The growth of deep learning models with different scaling approaches has been critical for better and faster model generalization, convergence, and quality of service. These results are made possible with multinode multi-GPU runs and different data and parameter sharding techniques. 

The following graph from Microsoft research[1] shows the growth of these large NLP models: 

Figure 17.    Large parameter models growing at an exponential rate 

The dotted red line shows the expected trend. These models demonstrate breakthroughs at different levels. These breakthroughs are possible because of multinode and multi-GPU training with advanced algorithmic speedup approaches that are enabled by optimizing different stacks of workload training. The number of model parameters are growing at an exponential rate. This growth provides enormous optimization opportunities across the stack. For an optimization example, see Scaling Language Model Training to a Trillion Parameters Using Megatron. Also, for more information about other optimization techniques in the software stack for MLPerf v2.0, see The Full Stack Optimization Powering NVIDIA MLPerf Training v2.0. MLPerf.

To measure the effectiveness of delivering something similar for customer workloads at their data centers, it is imperative to showcase the multinode scaling results of the MLPerf training closed division so that comparisons can be made. Therefore, we have made the effort to demonstrate multinode results.

We used the following multinode systems, using the syntax described in a previous section, for testing:

• 2xXE8545x4A100-SXM-40GB
• 4xXE8545x4A100-SXM-40GB
• 8xXE8545x4A100-SXM-40GB
• 16xXE8545x4A100-SXM-40GB
• 32xXE8545x4A100-SXM-40GB
• 2xXE8545x4A100-SXM-80GB
• 4xXE8545x4A100-SXM-80GB

The following figures show the performance of multinode submissions:

Figure 18.    Performance of multinode PowerEdge XE8545 servers for ResNet50 v1.5 comparing A100-40GB and A100-80GB accelerators

The preceding figure demonstrates scaling PowerEdge XE8545 servers for the Resnet50 workload from four GPUs to 16 GPUs for the 80 GB version of the accelerator and four GPUs to 128 GPUs for the 40 GB version. The A100-80GB-SXM accelerator reaches convergence faster than the 40 GB version.

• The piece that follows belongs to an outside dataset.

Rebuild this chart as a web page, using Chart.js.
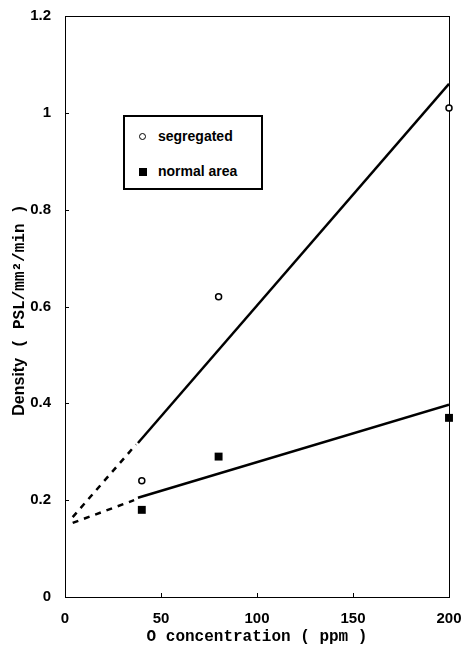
<!DOCTYPE html>
<html lang="en">
  <head>
    <meta charset="UTF-8" />
    <title>Density vs O concentration</title>
    <script src="https://cdn.jsdelivr.net/npm/chart.js"></script>
    <style>
      body {
        margin: 0;
        background: #fff;
      }
      .wrap {
        position: relative;
        width: 463px;
        height: 653px;
      }
      .legend {
        position: absolute;
        left: 123px;
        top: 115px;
        width: 136px;
        height: 71px;
        border: 2px solid #000;
        background: #fff;
        font-family: "Liberation Sans", Arial, sans-serif;
        font-weight: bold;
        font-size: 14px;
        color: #000;
      }
      .legend .row {
        position: absolute;
        left: 14px;
        height: 16px;
        line-height: 16px;
      }
      .legend .circle {
        display: inline-block;
        width: 5px;
        height: 5px;
        border: 1.5px solid #000;
        border-radius: 50%;
        margin-right: 12px;
        vertical-align: 1px;
      }
      .legend .square {
        display: inline-block;
        width: 8px;
        height: 8px;
        background: #000;
        margin-right: 11px;
        vertical-align: 0px;
      }
    </style>
  </head>
  <body>
    <div class="wrap">
      <canvas id="chart" width="463" height="653"></canvas>
      <div class="legend">
        <div class="row" style="top: 11px"><span class="circle"></span>segregated</div>
        <div class="row" style="top: 46px"><span class="square"></span>normal area</div>
      </div>
    </div>

    <script>
      // measured points
      const concX = [40, 80, 200];
      const segregated = [0.24, 0.62, 1.01];
      const normalArea = [0.18, 0.29, 0.37];

      // fitted lines (solid part) and their dashed extrapolation
      const segFitX = [38, 200];
      const segFitY = [0.318, 1.06];
      const segDashX = [4, 37];
      const segDashY = [0.165, 0.315];
      const normFitX = [38, 200];
      const normFitY = [0.205, 0.397];
      const normDashX = [4, 36];
      const normDashY = [0.153, 0.2];

      const xTicks = [0, 50, 100, 150, 200];
      const yTicks = [0, 0.2, 0.4, 0.6, 0.8, 1, 1.2];

      const pts = (xs, ys) => xs.map((x, i) => ({ x: x, y: ys[i] }));

      const tickFont = { family: "'Liberation Sans', Arial, sans-serif", size: 15, weight: "bold" };
      const titleFont = { family: "'Liberation Mono', 'Courier New', monospace", size: 16, weight: "bold" };

      // frame round the plot, short inward tick marks, and the y title
      const framePlugin = {
        id: "frame",
        beforeDatasetsDraw(chart) {
          const { ctx, chartArea: a, scales } = chart;
          ctx.save();
          ctx.strokeStyle = "#000";
          ctx.lineWidth = 1;
          ctx.strokeRect(a.left + 0.5, a.top + 0.5, a.right - a.left, a.bottom - a.top);
          ctx.beginPath();
          xTicks.forEach((v) => {
            const px = Math.round(scales.x.getPixelForValue(v)) + 0.5;
            ctx.moveTo(px, a.bottom);
            ctx.lineTo(px, a.bottom - 4);
          });
          yTicks.forEach((v) => {
            const py = Math.round(scales.y.getPixelForValue(v)) + 0.5;
            ctx.moveTo(a.left, py);
            ctx.lineTo(a.left + 4, py);
          });
          ctx.stroke();

          // y title: "Density" in sans, the unit part in the mono face
          const part1 = "Density";
          const part2 = " ( PSL/mm\u00B2/min )";
          const f1 = "bold 16px 'Liberation Sans', Arial, sans-serif";
          const f2 = "bold 16px 'Liberation Mono', 'Courier New', monospace";
          ctx.font = f1;
          const w1 = ctx.measureText(part1).width;
          ctx.font = f2;
          const w2 = ctx.measureText(part2).width;
          const cy = 310;
          ctx.translate(20, cy);
          ctx.rotate(-Math.PI / 2);
          ctx.fillStyle = "#000";
          ctx.textBaseline = "middle";
          ctx.textAlign = "left";
          const start = -(w1 + w2) / 2;
          ctx.font = f1;
          ctx.fillText(part1, start, 0);
          ctx.font = f2;
          ctx.fillText(part2, start + w1, 0);
          ctx.restore();
        },
      };

      const lineDs = (data, dash) => ({
        type: "scatter",
        data: data,
        showLine: true,
        borderColor: "#000",
        borderWidth: 2.5,
        borderDash: dash,
        pointRadius: 0,
        fill: false,
      });

      const fmt = (v) => String(+Number(v).toFixed(2));

      new Chart(document.getElementById("chart"), {
        type: "scatter",
        data: {
          datasets: [
            lineDs(pts(segFitX, segFitY), []),
            lineDs(pts(segDashX, segDashY), [6, 6]),
            lineDs(pts(normFitX, normFitY), []),
            lineDs(pts(normDashX, normDashY), [6, 6]),
            {
              label: "segregated",
              data: pts(concX, segregated),
              pointStyle: "circle",
              pointRadius: 3,
              borderWidth: 1.5,
              borderColor: "#000",
              backgroundColor: "#fff",
              clip: false,
            },
            {
              label: "normal area",
              data: pts(concX, normalArea),
              pointStyle: "rect",
              pointRadius: 5.6,
              borderWidth: 0,
              borderColor: "#000",
              backgroundColor: "#000",
              clip: false,
            },
          ],
        },
        options: {
          responsive: false,
          animation: false,
          layout: { padding: 0 },
          plugins: {
            legend: { display: false },
            tooltip: { enabled: false },
          },
          scales: {
            x: {
              type: "linear",
              min: 0,
              max: 200,
              afterBuildTicks: (s) => {
                s.ticks = xTicks.map((v) => ({ value: v }));
              },
              afterFit: (s) => {
                s.height = 56;
                s.paddingLeft = 0;
                s.paddingRight = 14;
              },
              grid: { display: false, drawTicks: false },
              border: { display: false },
              ticks: { color: "#000", font: tickFont, padding: 13, maxRotation: 0, callback: fmt },
              title: {
                display: true,
                text: "O concentration ( ppm )",
                color: "#000",
                font: titleFont,
                padding: { top: 0, bottom: 6 },
              },
            },
            y: {
              type: "linear",
              min: 0,
              max: 1.2,
              afterBuildTicks: (s) => {
                s.ticks = yTicks.map((v) => ({ value: v }));
              },
              afterFit: (s) => {
                s.width = 65;
                s.paddingTop = 16;
                s.paddingBottom = 0;
              },
              grid: { display: false, drawTicks: false },
              border: { display: false },
              ticks: { color: "#000", font: tickFont, padding: 14, callback: fmt },
            },
          },
        },
        plugins: [framePlugin],
      });
    </script>
  </body>
</html>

Figure 19.     Performance of multinode PowerEdge XE8545 servers for BERT with A100-40 compared to A100-80G accelerators 

The preceding figure shows the scaling performance of the BERT workload from four GPUs to 128 GPUs. Adding more compute helps to reach convergence faster. A model like BERT has significant multi-GPU communication; adding more GPUs to solve the problem is useful for enabling faster time to convergence. 

Figure 20.    Performance of multinode PowerEdge XE8545 servers for MaskR-CNN with A100-40 vs A100-80G accelerators.

The preceding figure demonstrates the scaling performance of the MaskR-CNN workload from four GPUs to 128 GPUs. Adding more compute helps to reach convergence faster. 

All the multinode scaling results show linear or nearly linear scaling and enable users to derive faster time to convergence and higher performance with the addition of more servers and GPUs. These results make Dell servers with NVIDIA GPUs excellent choices to accelerate deep learning workloads. MLPerf training requires passing Reference Convergence Points (RCP) for compliance. These RCPs were inhibitors to show linear scaling in many cases.